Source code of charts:
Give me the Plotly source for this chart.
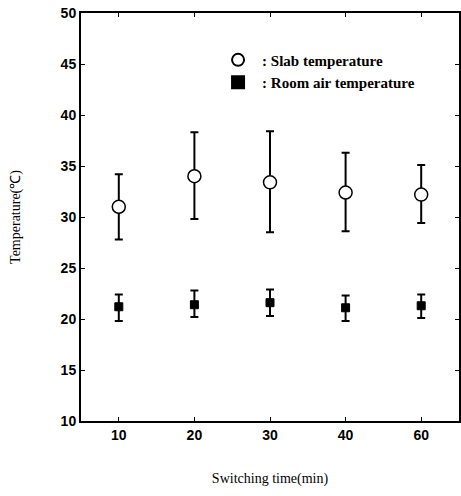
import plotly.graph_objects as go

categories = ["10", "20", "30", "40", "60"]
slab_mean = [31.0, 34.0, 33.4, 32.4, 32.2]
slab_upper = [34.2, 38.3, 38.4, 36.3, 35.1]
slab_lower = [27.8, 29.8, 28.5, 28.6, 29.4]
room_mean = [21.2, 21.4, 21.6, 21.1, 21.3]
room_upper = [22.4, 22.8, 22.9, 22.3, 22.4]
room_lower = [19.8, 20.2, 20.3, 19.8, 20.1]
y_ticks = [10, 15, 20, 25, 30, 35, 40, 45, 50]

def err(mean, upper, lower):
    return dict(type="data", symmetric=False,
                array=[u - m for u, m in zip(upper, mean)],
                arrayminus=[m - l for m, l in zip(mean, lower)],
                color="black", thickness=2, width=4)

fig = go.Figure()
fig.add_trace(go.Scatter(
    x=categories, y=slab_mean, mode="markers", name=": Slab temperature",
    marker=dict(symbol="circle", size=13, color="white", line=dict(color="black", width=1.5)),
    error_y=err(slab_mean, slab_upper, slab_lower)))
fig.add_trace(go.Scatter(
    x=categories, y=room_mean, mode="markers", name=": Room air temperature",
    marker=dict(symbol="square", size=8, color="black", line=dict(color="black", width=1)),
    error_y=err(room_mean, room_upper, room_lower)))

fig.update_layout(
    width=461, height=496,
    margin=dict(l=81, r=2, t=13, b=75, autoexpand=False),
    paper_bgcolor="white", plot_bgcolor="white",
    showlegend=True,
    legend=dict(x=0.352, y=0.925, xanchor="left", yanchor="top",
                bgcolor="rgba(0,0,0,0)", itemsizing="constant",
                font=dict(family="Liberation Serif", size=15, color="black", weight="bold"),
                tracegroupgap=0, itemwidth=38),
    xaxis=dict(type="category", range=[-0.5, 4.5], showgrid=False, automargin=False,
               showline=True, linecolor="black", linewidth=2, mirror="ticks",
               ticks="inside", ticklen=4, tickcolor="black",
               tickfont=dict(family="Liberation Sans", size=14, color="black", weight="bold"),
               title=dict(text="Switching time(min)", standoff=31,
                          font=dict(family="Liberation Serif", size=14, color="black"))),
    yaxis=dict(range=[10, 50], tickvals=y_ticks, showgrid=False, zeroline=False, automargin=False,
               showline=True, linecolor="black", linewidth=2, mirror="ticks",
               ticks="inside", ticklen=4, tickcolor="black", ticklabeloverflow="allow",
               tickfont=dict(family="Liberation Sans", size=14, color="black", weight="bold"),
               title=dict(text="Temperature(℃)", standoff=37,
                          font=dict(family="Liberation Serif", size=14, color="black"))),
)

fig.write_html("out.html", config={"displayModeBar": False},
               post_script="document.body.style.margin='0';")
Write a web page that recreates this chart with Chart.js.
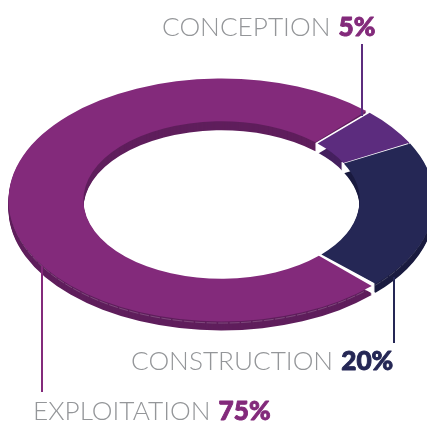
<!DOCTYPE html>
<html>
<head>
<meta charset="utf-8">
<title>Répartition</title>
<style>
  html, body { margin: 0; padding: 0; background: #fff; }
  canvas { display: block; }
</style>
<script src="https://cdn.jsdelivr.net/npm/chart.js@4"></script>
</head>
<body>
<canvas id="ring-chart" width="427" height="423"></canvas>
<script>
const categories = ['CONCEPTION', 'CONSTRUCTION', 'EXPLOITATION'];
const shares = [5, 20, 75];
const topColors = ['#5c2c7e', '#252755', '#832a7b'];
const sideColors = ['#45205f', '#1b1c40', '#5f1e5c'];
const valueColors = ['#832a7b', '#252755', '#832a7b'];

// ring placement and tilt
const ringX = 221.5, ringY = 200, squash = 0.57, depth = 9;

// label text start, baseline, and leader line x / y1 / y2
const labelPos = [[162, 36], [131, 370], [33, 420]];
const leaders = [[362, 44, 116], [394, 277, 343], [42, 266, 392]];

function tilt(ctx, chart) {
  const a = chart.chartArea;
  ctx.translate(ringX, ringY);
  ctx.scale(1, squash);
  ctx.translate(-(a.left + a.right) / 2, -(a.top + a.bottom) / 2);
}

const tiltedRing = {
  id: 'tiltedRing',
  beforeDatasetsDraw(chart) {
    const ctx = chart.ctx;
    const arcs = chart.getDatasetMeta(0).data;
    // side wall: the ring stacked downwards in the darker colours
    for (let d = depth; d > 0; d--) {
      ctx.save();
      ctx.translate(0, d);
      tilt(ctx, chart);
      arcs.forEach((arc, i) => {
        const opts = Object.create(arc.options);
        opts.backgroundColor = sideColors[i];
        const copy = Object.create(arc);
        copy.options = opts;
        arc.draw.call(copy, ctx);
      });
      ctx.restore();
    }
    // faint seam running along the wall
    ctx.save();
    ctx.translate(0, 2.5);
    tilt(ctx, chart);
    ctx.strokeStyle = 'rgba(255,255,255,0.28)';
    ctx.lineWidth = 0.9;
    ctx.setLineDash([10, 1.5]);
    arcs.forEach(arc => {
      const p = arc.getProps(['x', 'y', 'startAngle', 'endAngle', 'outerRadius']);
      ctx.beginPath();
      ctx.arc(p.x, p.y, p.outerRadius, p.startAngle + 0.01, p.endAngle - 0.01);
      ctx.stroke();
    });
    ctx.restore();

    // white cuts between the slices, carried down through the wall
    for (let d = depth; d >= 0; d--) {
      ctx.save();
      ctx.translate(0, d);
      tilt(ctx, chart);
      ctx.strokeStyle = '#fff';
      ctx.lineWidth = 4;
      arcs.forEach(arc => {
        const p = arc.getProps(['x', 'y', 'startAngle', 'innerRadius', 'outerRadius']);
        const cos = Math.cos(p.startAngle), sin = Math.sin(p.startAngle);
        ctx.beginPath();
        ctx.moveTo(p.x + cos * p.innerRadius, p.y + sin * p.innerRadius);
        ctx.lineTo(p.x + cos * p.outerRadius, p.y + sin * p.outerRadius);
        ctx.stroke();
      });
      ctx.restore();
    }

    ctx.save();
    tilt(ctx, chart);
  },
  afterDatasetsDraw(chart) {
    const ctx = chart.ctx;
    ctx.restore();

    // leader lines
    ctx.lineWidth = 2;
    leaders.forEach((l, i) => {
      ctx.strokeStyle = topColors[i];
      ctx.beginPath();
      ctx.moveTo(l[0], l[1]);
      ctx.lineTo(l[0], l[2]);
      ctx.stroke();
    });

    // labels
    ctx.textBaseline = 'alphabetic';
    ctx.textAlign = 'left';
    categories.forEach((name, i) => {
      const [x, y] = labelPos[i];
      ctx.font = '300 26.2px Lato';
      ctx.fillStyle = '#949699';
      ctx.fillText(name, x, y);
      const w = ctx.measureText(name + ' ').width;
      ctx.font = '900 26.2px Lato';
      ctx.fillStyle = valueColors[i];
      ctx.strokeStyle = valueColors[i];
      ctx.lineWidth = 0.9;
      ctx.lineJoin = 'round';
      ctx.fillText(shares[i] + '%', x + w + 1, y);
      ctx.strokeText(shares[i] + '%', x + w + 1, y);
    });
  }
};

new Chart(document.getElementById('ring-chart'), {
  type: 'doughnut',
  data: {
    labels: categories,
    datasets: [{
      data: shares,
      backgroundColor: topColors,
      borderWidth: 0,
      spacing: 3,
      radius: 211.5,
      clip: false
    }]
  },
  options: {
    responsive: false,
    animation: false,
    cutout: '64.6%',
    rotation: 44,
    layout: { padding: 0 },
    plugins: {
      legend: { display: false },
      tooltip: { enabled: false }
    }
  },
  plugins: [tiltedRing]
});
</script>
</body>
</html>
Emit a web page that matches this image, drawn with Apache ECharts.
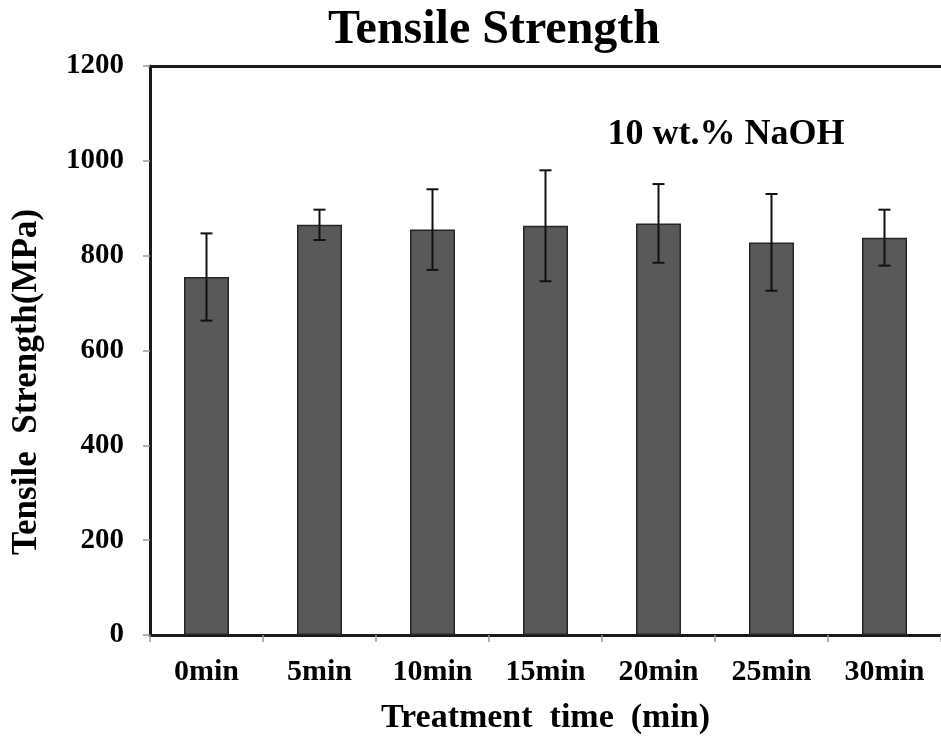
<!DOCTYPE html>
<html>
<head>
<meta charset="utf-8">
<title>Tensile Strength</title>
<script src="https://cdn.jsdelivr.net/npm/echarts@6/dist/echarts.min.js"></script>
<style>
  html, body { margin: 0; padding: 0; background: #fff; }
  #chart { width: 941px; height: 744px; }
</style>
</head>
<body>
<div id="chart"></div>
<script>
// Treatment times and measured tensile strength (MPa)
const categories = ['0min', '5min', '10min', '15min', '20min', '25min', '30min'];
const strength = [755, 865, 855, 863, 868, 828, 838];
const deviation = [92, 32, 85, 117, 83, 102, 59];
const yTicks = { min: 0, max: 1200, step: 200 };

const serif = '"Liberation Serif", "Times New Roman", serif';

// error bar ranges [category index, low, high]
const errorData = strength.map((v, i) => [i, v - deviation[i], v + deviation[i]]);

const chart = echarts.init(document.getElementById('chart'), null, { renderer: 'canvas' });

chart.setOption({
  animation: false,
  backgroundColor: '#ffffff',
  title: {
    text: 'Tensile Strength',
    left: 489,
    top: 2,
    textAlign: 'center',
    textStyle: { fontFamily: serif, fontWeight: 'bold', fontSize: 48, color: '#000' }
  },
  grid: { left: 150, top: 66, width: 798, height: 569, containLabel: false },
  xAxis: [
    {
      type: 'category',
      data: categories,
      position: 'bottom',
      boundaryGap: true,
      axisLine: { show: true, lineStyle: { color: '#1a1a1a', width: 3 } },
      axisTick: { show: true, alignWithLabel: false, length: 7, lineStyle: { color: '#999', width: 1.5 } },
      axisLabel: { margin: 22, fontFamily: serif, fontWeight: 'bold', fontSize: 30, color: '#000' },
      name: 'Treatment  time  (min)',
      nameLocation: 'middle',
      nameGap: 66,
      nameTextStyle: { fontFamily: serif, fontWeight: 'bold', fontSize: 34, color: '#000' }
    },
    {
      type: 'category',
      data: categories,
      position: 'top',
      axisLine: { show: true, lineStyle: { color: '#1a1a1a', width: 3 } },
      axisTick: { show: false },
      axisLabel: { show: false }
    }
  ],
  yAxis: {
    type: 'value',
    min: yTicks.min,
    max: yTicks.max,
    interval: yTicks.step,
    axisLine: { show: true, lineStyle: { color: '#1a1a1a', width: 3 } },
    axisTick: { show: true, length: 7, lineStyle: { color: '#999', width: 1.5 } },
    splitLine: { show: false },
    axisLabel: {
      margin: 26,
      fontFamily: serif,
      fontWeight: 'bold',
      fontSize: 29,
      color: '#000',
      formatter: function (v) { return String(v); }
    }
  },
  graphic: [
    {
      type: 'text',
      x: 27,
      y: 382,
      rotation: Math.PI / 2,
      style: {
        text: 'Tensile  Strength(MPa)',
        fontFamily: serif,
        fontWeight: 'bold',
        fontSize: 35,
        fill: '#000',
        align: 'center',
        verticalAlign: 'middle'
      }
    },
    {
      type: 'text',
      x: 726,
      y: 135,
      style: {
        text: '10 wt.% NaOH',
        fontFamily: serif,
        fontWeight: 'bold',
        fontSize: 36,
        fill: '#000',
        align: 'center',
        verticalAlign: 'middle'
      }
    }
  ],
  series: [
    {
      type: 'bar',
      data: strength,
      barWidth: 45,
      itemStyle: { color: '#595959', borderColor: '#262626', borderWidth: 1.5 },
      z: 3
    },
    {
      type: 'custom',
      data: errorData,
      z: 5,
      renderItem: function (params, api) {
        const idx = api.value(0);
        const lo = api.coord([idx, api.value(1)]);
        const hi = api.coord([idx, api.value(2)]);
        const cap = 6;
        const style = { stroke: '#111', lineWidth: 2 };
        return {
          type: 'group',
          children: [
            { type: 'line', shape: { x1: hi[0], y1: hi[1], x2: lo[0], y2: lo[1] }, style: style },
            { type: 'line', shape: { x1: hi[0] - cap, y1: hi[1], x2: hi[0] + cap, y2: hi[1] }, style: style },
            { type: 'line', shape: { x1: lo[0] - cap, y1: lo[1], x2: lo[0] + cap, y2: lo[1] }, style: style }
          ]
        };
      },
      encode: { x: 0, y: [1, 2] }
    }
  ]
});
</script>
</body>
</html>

The exercise → Skip the pictures and restate exactly the lines from the beginning of the listing to the line with "error_y=err(room_mean, room_upper, room_lower)))", that line included.

Finished exercise →
Give me the Plotly source for this chart.
import plotly.graph_objects as go

categories = ["10", "20", "30", "40", "60"]
slab_mean = [31.0, 34.0, 33.4, 32.4, 32.2]
slab_upper = [34.2, 38.3, 38.4, 36.3, 35.1]
slab_lower = [27.8, 29.8, 28.5, 28.6, 29.4]
room_mean = [21.2, 21.4, 21.6, 21.1, 21.3]
room_upper = [22.4, 22.8, 22.9, 22.3, 22.4]
room_lower = [19.8, 20.2, 20.3, 19.8, 20.1]
y_ticks = [10, 15, 20, 25, 30, 35, 40, 45, 50]

def err(mean, upper, lower):
    return dict(type="data", symmetric=False,
                array=[u - m for u, m in zip(upper, mean)],
                arrayminus=[m - l for m, l in zip(mean, lower)],
                color="black", thickness=2, width=4)

fig = go.Figure()
fig.add_trace(go.Scatter(
    x=categories, y=slab_mean, mode="markers", name=": Slab temperature",
    marker=dict(symbol="circle", size=13, color="white", line=dict(color="black", width=1.5)),
    error_y=err(slab_mean, slab_upper, slab_lower)))
fig.add_trace(go.Scatter(
    x=categories, y=room_mean, mode="markers", name=": Room air temperature",
    marker=dict(symbol="square", size=8, color="black", line=dict(color="black", width=1)),
    error_y=err(room_mean, room_upper, room_lower)))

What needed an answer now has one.